À plus long terme, CGI peut améliorer davantage ses marges puisqu’une plus grande part de ses revenus proviendra des services TI en mode délégué et des solutions en propriété intellectuelle», avance aussi Stephanie Price.
L’autre étincelle: des achats bien ciblés à bon prix
Le potentiel d’acquisitions est l’autre corde à l’arc de CGI, s’accordent pour dire tous les analystes, d’autant que CGI semble en tirer un meilleur rendement financier qu’auparavant.
CGI a déjà réalisé 664 millions de dollars du milliard promis pour 2022, rapporte l’analyste de BMO. CGI est en voie de compléter l’achat du fournisseur français de solutions de données, de services numériques et de solutions de métier Umanis SA au coût de 420 M$.
Les dirigeants disent observer un plus grand niveau d’activité et aussi une baisse des prix demandés de la part de vendeurs qui désirent notamment «monétiser» leurs solutions en propriété intellectuelle. Ces deux facteurs augmentent les chances de transactions.
Le bassin de candidates a augmenté en quantité et en qualité, ont aussi évoqué les dirigeants lors de la téléconférence trimestrielle.
Des achats de petite et moyenne taille sont le plus probables, mais les analystes n’écartent pas la possibilité d’une acquisition plus transformationnelle.
CGI a accès à des sources de financement totalisant 2,26 milliards de dollars, indique le plus récent rapport de gestion.
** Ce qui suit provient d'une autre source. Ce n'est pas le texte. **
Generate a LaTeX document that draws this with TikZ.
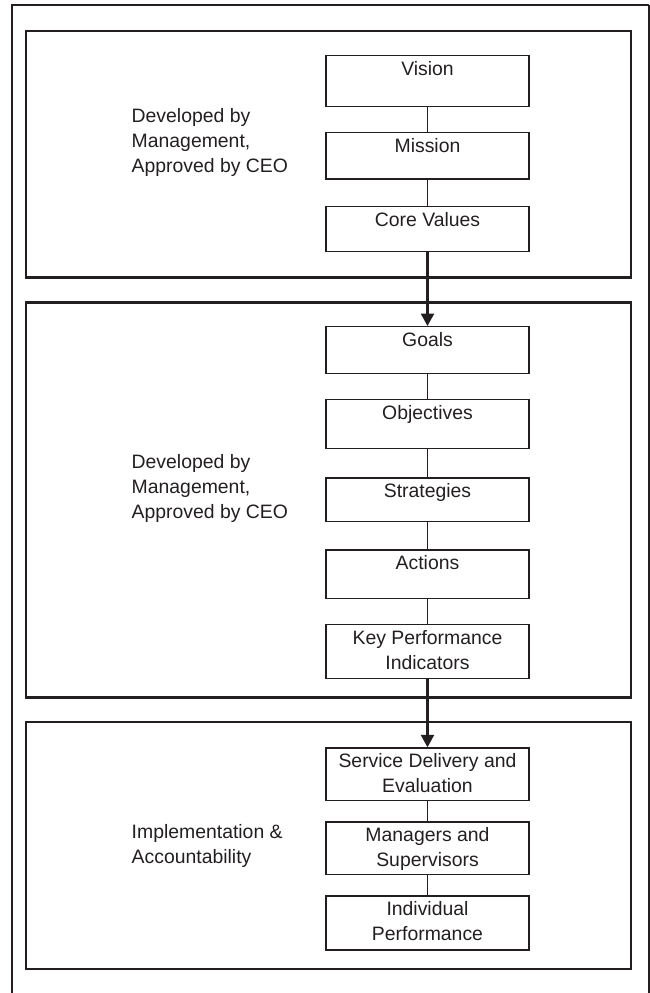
\documentclass[tikz,border=0pt]{standalone}
\usepackage{fontspec}
\setmainfont{Liberation Sans}
\usetikzlibrary{arrows.meta}
\definecolor{ink}{RGB}{35,31,32}

\begin{document}
\begin{tikzpicture}[x=1pt,y=-1pt,every node/.style={font=\fontsize{19.4}{25}\selectfont,text=ink},
    stagebox/.style={draw=ink,line width=1.3pt,minimum width=203pt,inner sep=0pt,text height=20pt,align=center,anchor=north},
    twoline/.style={stagebox,text height=45pt},
    note/.style={anchor=west,inner sep=0pt,align=left},
    panel/.style={draw=ink,line width=2.4pt},
    link/.style={draw=ink,line width=1.1pt},
    flow/.style={draw=ink,line width=2.6pt,-{Triangle[length=12.5pt,width=13pt]}}]
            \useasboundingbox (0,0) rectangle (650,993);
            % outer frame, open at the bottom
            \draw[ink,line width=2pt] (12,993) -- (12,5) -- (649,5);
            \draw[ink,line width=1.2pt] (649,5) -- (649,993);
            % the three panels
            \draw[panel] (26,31) rectangle (631,277.5);
            \draw[panel] (26,302.5) rectangle (631,697.5);
            \draw[panel] (26,722) rectangle (631,969);
            \node[note] (devA) at (131.5,142) {Developed by\\Management,\\Approved by CEO};
            \node[note] (devB) at (131.5,488) {Developed by\\Management,\\Approved by CEO};
            \node[note] (impl) at (131.5,845.5) {Implementation \&\\Accountability};
            \node[stagebox,text depth=31pt] (vision) at (427.5,54.7) {Vision};
            \node[stagebox,text depth=26.6pt] (mission) at (427.5,131.7) {Mission};
            \node[stagebox,text depth=25pt] (values) at (427.5,205.7) {Core Values};
            \node[stagebox,text depth=26.7pt] (goals) at (427.5,326) {Goals};
            \node[stagebox,text depth=29.3pt] (objectives) at (427.5,398.7) {Objectives};
            \node[stagebox,text depth=23.4pt] (strategies) at (427.5,477.3) {Strategies};
            \node[stagebox,text depth=28.4pt] (actions) at (427.5,549.3) {Actions};
            \node[twoline,text depth=8.7pt] (kpi) at (427.5,624) {Key Performance\\Indicators};
            \node[twoline,text depth=7.7pt] (service) at (427.5,747.3) {Service Delivery and\\Evaluation};
            \node[twoline,text depth=7.7pt] (managers) at (427.5,821.3) {Managers and\\Supervisors};
            \node[twoline,text depth=9pt] (individual) at (427.5,895.3) {Individual\\Performance};
            \draw[link] (vision) -- (mission);
            \draw[link] (mission) -- (values);
            \draw[flow] (values) -- (goals);
            \draw[link] (goals) -- (objectives);
            \draw[link] (objectives) -- (strategies);
            \draw[link] (strategies) -- (actions);
            \draw[link] (actions) -- (kpi);
            \draw[flow] (kpi) -- (service);
            \draw[link] (service) -- (managers);
            \draw[link] (managers) -- (individual);
        \end{tikzpicture}
\end{document}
Pour que CGI s’apprécie davantage, la société devra répondre aux nouvelles attentes que son optimisme au sujet des contrats et des acquisitions potentiels suscite. Son sommet annuel de 116,87 $ remonte à septembre 2021.
Les analystes ont notamment à l’œil les nouveaux contrats signés (en baisse de 6% depuis un an) ainsi que le ratio qui compare les nouveaux contrats aux revenus déjà facturés (de 104,9% au troisième trimestre). Ces deux repères ont laissé les investisseurs sur leur faim le 27 juillet.